“College is the best time of your life,” is something people like to say and believe. It’s also something that self-perpetuates itself: you approach college with that special time of your life vigor and demand nothing less. Accordingly, it’s the college comedy film’s obligation to capture this ethos from all angles: those looking forward to college, those in college, and those looking back at college.
Animal House came out on DVD around the time I was applying for colleges. My dad swiftly purchased it for me with the advice of, “You should watch this before you go to college.” I am not unique in this; dads were buying their sons Animal House VHSs for years and will eventually buy them Animal House 3-D blu-rays for years to come. Animal House and other college comedy films can show you what college will be like or, at least, show you what everyone else will think college will be like. They also give you something to look forward to, to study for the SATs for. More specifically they seem to exist to answer one question: Will I get to see boobs in college?
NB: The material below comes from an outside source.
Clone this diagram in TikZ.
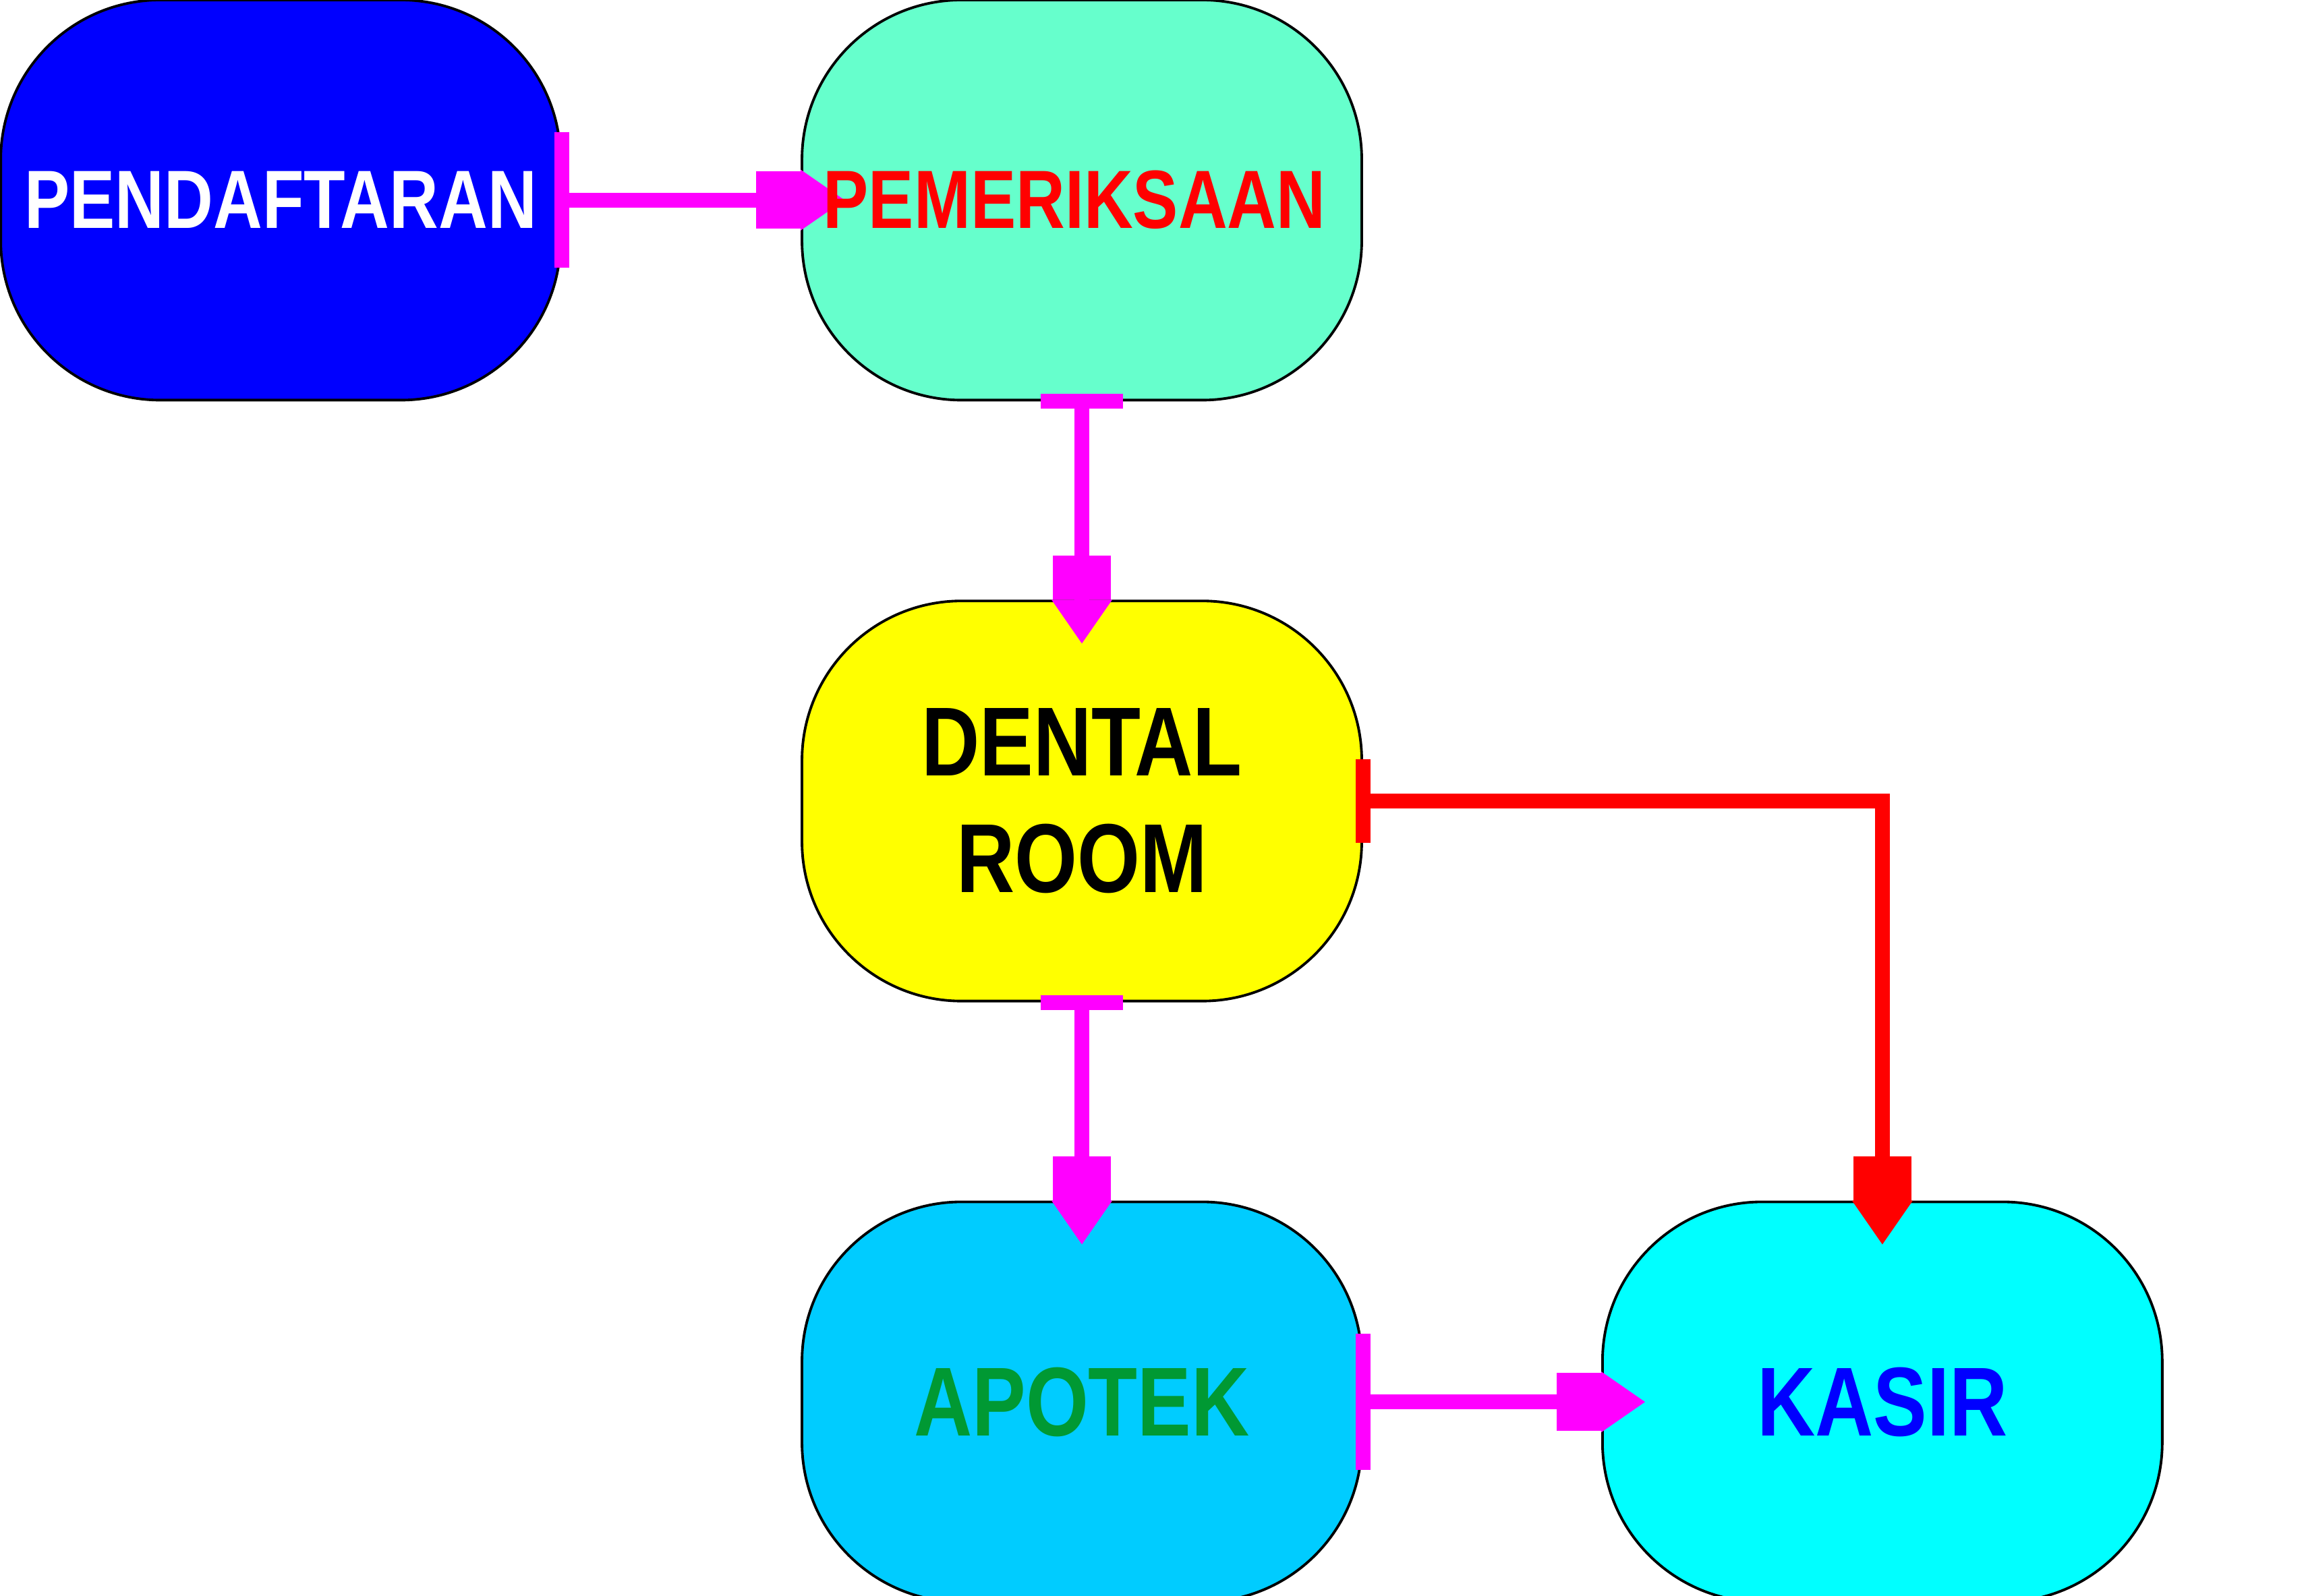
\documentclass[tikz,border=0pt]{standalone}
\usepackage{graphicx,xcolor}
\usepackage{fontspec}
\setmainfont{Liberation Sans}
\usetikzlibrary{arrows.meta}

\definecolor{daftarblue}{HTML}{0000FF}
\definecolor{periksagreen}{HTML}{66FFCC}
\definecolor{dentalyellow}{HTML}{FFFF00}
\definecolor{apotekblue}{HTML}{00CCFF}
\definecolor{kasircyan}{HTML}{00FFFF}
\definecolor{flowmagenta}{HTML}{FF00FF}
\definecolor{obatgreen}{HTML}{009933}

\newcommand{\tallcaps}[1]{\scalebox{0.97}[1.18]{#1}}

\tikzset{
    unit/.style={draw=black, line width=0.5pt, rounded corners=1.08cm,
        minimum width=3.79cm, minimum height=2.71cm, inner sep=0pt,
        align=center, font=\bfseries\fontsize{13.5}{16}\selectfont},
    bigtext/.style={font=\bfseries\fontsize{16}{22.5}\selectfont},
    flow/.style n args={2}{line width=0.1cm, draw=#1,
        arrows={{Bar[width=#2]}-{Rectangle[length=0.3cm,width=0.39cm]Triangle[length=0.3cm,width=0.39cm]}},
        shorten <=-0.05cm, shorten >=-0.3cm}
}

\begin{document}
\begin{tikzpicture}
    \useasboundingbox (0,0) rectangle (15.6,-10.805);   % page size
            \node [unit, fill=daftarblue, text=white] (daftar) at (1.9,-1.355) {\tallcaps{PENDAFTARAN}};     % first step
            \node [unit, fill=periksagreen] (periksa) at (7.325,-1.355) {};                                  % check (label drawn last)
            \node [unit, bigtext, fill=dentalyellow, text=black] (dental) at (7.325,-5.425)
                {\tallcaps{DENTAL}\\\tallcaps{ROOM}};                                                         % treatment
            \node [unit, bigtext, fill=apotekblue, text=obatgreen] (apotek) at (7.325,-9.495) {\tallcaps{APOTEK}}; % pharmacy
            \node [unit, bigtext, fill=kasircyan, text=daftarblue] (kasir) at (12.745,-9.495) {\tallcaps{KASIR}};  % payment
            \draw [flow={flowmagenta}{0.92cm}] (daftar.east) -- (periksa.west);   % to check
            \draw [flow={flowmagenta}{0.56cm}] (periksa.south) -- (dental.north); % to dental room
            \draw [flow={flowmagenta}{0.56cm}] (dental.south) -- (apotek.north);  % to pharmacy
            \draw [flow={red}{0.57cm}] (dental.east) -| (kasir.north);            % straight to payment
            \draw [flow={flowmagenta}{0.92cm}] (apotek.east) -- (kasir.west);     % pharmacy to payment
            \node [font=\bfseries\fontsize{13.5}{16}\selectfont, text=red, xshift=-0.05cm] (periksatext) at (periksa)
                {\tallcaps{PEMERIKSAAN}};                                          % label over tip
\end{tikzpicture}
\end{document}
And the answer based on every single college comedy is a resounding “Yes!” There are more boobs in these movies than there are blackboards, which is reasonable since the vast majority of college comedies speak much more to the male collegiate ideal than the female. In these movies, women are objects either to be ogled at or won over by the charming protagonist (or if they’re really lucky, they get to be just housewives who stay at home taking blowjob classes). It’s unfortunate; however, these pictures are geared towards the adolescent and the adolescent at heart, and that viewer wants to believe college is the time when they’ll see the most boobs possible.
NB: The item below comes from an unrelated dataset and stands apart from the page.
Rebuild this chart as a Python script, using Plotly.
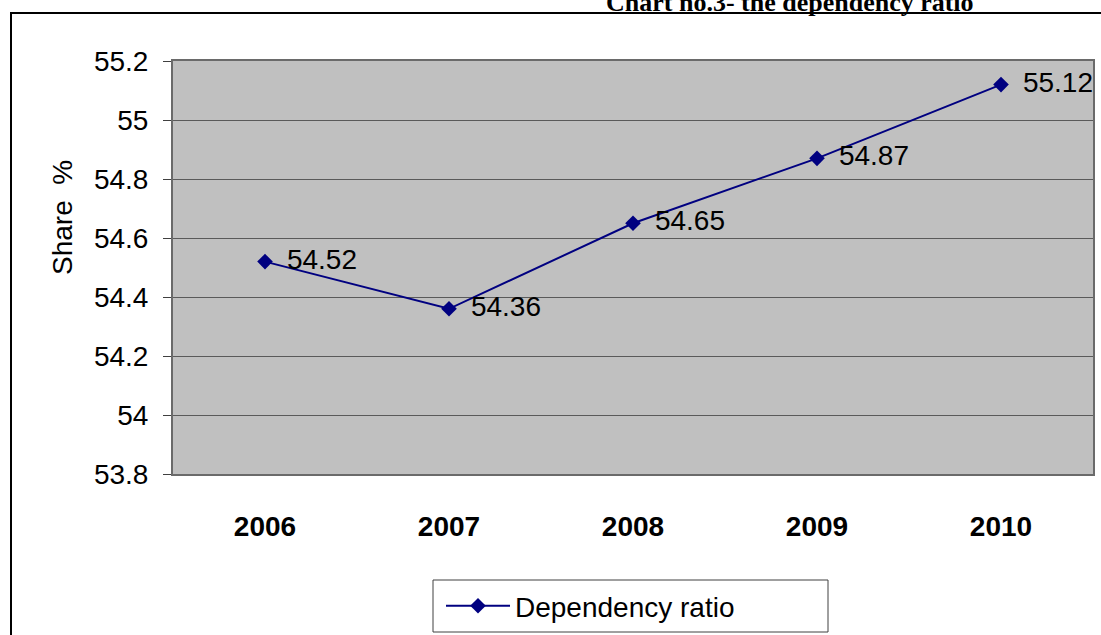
import plotly.graph_objects as go

# Dependency ratio by year (share, %)
years = ["2006", "2007", "2008", "2009", "2010"]
dependency_ratio = [54.52, 54.36, 54.65, 54.87, 55.12]
y_ticks = [53.8, 54.0, 54.2, 54.4, 54.6, 54.8, 55.0, 55.2]
y_tick_labels = ["53.8", "54", "54.2", "54.4", "54.6", "54.8", "55", "55.2"]

W, H = 1101, 635
L, R, T, B = 173, 8, 61, 161
PW, PH = W - L - R, H - T - B


def px_x(x):
    return (x - L) / PW


def px_y(y):
    return (H - B - y) / PH


NAVY = "#000080"
FONT = "Arial, Liberation Sans, sans-serif"

fig = go.Figure()
fig.add_trace(go.Scatter(
    x=years,
    y=dependency_ratio,
    mode="lines+markers+text",
    name="Dependency ratio",
    line=dict(color=NAVY, width=2),
    marker=dict(symbol="diamond", size=12, color=NAVY),
    # small leading gap between marker and its value label
    text=[f"\u00a0\u2009{v:.2f}" for v in dependency_ratio],
    textposition="middle right",
    textfont=dict(family=FONT, size=28, color="black"),
    cliponaxis=True,
))

fig.update_layout(
    width=W, height=H,
    margin=dict(l=L, r=R, t=T, b=B, autoexpand=False),
    paper_bgcolor="white",
    plot_bgcolor="#C0C0C0",
    font=dict(family=FONT, color="black"),
    showlegend=True,
    legend=dict(
        x=px_x(441), y=px_y(606), xanchor="left", yanchor="middle",
        bgcolor="rgba(0,0,0,0)", borderwidth=0,
        font=dict(family=FONT, size=28, color="black"),
        itemwidth=64,
    ),
)

fig.update_xaxes(
    type="category",
    range=[-0.5, 4.5],
    showgrid=False,
    ticks="",
    tickfont=dict(family=FONT, size=28, color="black", weight="bold"),
    ticklabelstandoff=26,
    showline=True, linecolor="#6a6a6a", linewidth=2, mirror=True,
    zeroline=False,
)

fig.update_yaxes(
    range=[53.8, 55.2],
    tickvals=y_ticks,
    ticktext=y_tick_labels,
    ticks="outside", ticklen=8, tickcolor="#404040", tickwidth=1,
    tickfont=dict(family=FONT, size=28, color="black"),
    ticklabelstandoff=9,
    showgrid=True, gridcolor="#5a5a5a", gridwidth=1,
    showline=True, linecolor="#6a6a6a", linewidth=2, mirror=True,
    zeroline=False,
)

# y-axis caption, placed in the upper half of the left margin
fig.add_annotation(
    text="Share \u00a0%",
    xref="paper", yref="paper",
    x=px_x(62), y=px_y(218), xanchor="center", yanchor="middle",
    textangle=-90, showarrow=False,
    font=dict(family=FONT, size=28, color="black"),
)

# outer frame of the chart
fig.add_shape(
    type="rect", xref="paper", yref="paper",
    x0=px_x(11), x1=px_x(1115), y0=px_y(13), y1=px_y(650),
    line=dict(color="black", width=2), fillcolor="rgba(0,0,0,0)", layer="above",
)

# legend box
fig.add_shape(
    type="rect", xref="paper", yref="paper",
    x0=px_x(433), x1=px_x(828), y0=px_y(580), y1=px_y(632),
    line=dict(color="#404040", width=1), fillcolor="rgba(0,0,0,0)",
)

# chart heading
fig.add_annotation(
    text="<b>Chart no.3- the dependency ratio</b>",
    xref="paper", yref="paper",
    x=px_x(790), y=px_y(2), xanchor="center", yanchor="middle",
    showarrow=False,
    font=dict(family="Times New Roman, Liberation Serif, serif", size=26, color="black"),
)

fig.write_html("out.html")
For those in college it’s less about the aspiration of seeing the boobs, it’s about how will they see boobs. To those inclined, these movies become instructional. For example:
Luckily this hasn’t grown to become common practice. But this has:
Toga Parties date back to the 1950s but Animal House is credited for making them as an essential part of the college experience as sodium-based diets and too infrequently washed bed sheets. Where a disco party nowadays would be thrown with irony and intentional misrepresentation, kids continue to throw Toga Parties in earnest. Still, more than these explicit examples, these college comedies provide a guide to how college should feel. In these movies, college at its best is lived like there is a tomorrow and that tomorrow is going to be filled with not college and a job and drudgery. Vance “Van” Wilder, Jr. can’t leave college because college is the only place where good things, college things can happen and he instructs others, namely Taj, how do follow suit. Similarly, it was Rodney Dangerfield’s job in Back To School to teach his son the right way to be a college student, which mostly involves partying, talking back in class, and doing flippy dives into pools. Even Revenge of the Nerds doesn’t aspire to offer an alternative vision of college but to assert that nerds too can have the same sort of drunken shenanigans as the muscular. For those in college, they can watch movies about college, regardless of how incredibly dated they are, and confirm they’re doing it right.
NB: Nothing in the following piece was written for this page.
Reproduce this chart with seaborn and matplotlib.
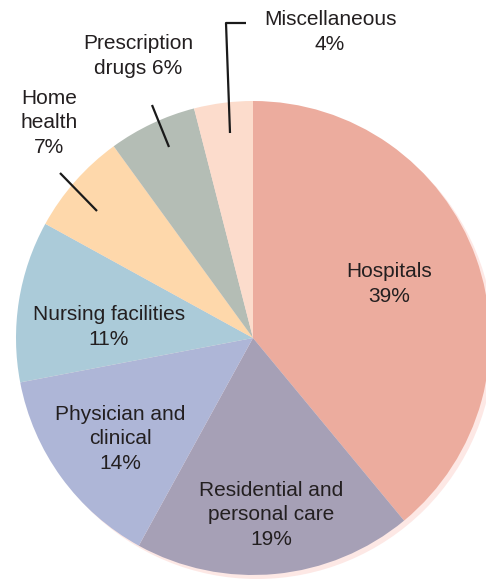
import matplotlib
matplotlib.use("Agg")
import matplotlib.pyplot as plt
from matplotlib.patches import Circle
import seaborn as sns

# Spending shares by category (percent), clockwise from 12 o'clock
categories = ["Hospitals", "Residential and\npersonal care", "Physician and\nclinical",
              "Nursing facilities", "Home\nhealth", "Prescription\ndrugs", "Miscellaneous"]
shares = [39, 19, 14, 11, 7, 6, 4]
colors = ["#ecac9e", "#a6a0b6", "#aeb6d7", "#abcbd9", "#fed8ab", "#b4bdb5", "#fcdccc"]

sns.set_theme(style="white")
plt.rcParams["font.family"] = ["Liberation Sans", "DejaVu Sans"]

W, H = 486, 582
fig = plt.figure(figsize=(W / 100, H / 100), dpi=100)
ax = fig.add_axes([0, 0, 1, 1])

cx, cy, r = 253, H - 338, 237

# soft drop shadow behind the pie
ax.add_patch(Circle((cx + 4, cy - 4), r, color="#fde8e5", lw=0, zorder=0))

ax.pie(shares, colors=colors, startangle=90, counterclock=False,
       center=(cx, cy), radius=r, wedgeprops=dict(linewidth=0), frame=True)

ax.set_xlim(0, W)
ax.set_ylim(0, H)
ax.set_aspect("equal")
ax.axis("off")

fs = 15
tc = "#231f20"

def label(x, y, s):
    ax.text(x, H - y, s, ha="center", va="center", fontsize=fs, color=tc,
            linespacing=1.38, zorder=5)

label(389, 284, f"Hospitals\n{shares[0]}%")
label(271, 515, f"Residential and\npersonal care\n{shares[1]}%")
label(120, 439, f"Physician and\nclinical\n{shares[2]}%")
label(109, 327, f"Nursing facilities\n{shares[3]}%")
label(49, 123, f"Home\nhealth\n{shares[4]}%")
label(138, 56, f"Prescription\ndrugs {shares[5]}%")
label(330, 32, f"Miscellaneous\n{shares[6]}%")

# leader lines for the small slices
lk = dict(color="#1a1a1a", lw=1.6, solid_capstyle="butt", zorder=6)
ax.plot([60, 97], [H - 173, H - 211], **lk)
ax.plot([152, 169], [H - 105, H - 147], **lk)
ax.plot([230, 226, 246], [H - 133, H - 23, H - 23], **lk)

fig.savefig("out.png", dpi=100)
Then that person graduates and that same movie reminds them that they did it right. The college comedy allows its post-college viewer to remember the time that was. Old School took this a step further and made the film about this nostalgia itself. Beyond its fratty set pieces, the film is about being able to relive the best time of your life. Sure, now they can afford to bring Snoop Dogg to a party but the result isn’t so much different from when they were 20 and Doggystyle was playing over the boombox. This gets to the core of the revisionist history element to most college comedies. Partly, this is because every college comedy is written by someone who went to college and wanted to recreate their experience with a bit more pizazz and partly this is because college comedies can fill in some of the gaps in your partying memory. You might not have chugged a fifth of Jack but you totally know someone who did (so what if he was a fictional character). College comedies prey on the built-in feelings many have towards that time and they use that goodwill as a sort of workaround from having to ground the film emotionally. A generation’s college comedy acts a supplement to a college photo album: “This is what my friends and I looked like and this movie shows how we felt and what we did and how often we saw girls’ boobs.”
And it all works because very generally college is the same for most viewers. There are tons of variables that can go into a college experience but it still is college, the time in your life when you are about 18-22 and live at a school surrounded by only people your age. The cut and dryness of the time period gives these movies an added bit of universality. Everyone has mid-20s and early-30s and etc. but it’s pretty impossible to delineate them as completely. High school is similar to college in this way; however, because they characters are younger, it’s a bit creepy to make them as lewd. College as a clear-cut time period becomes a thing; a thing teenagers can look forward to; a thing college students can inhabit; a thing parents could remember fondly to their kids. All college comedies draw from this and contribute to it. They are ways to experience THE “best time of your life” in perfect-90 minute bundles and see some boobs in the process.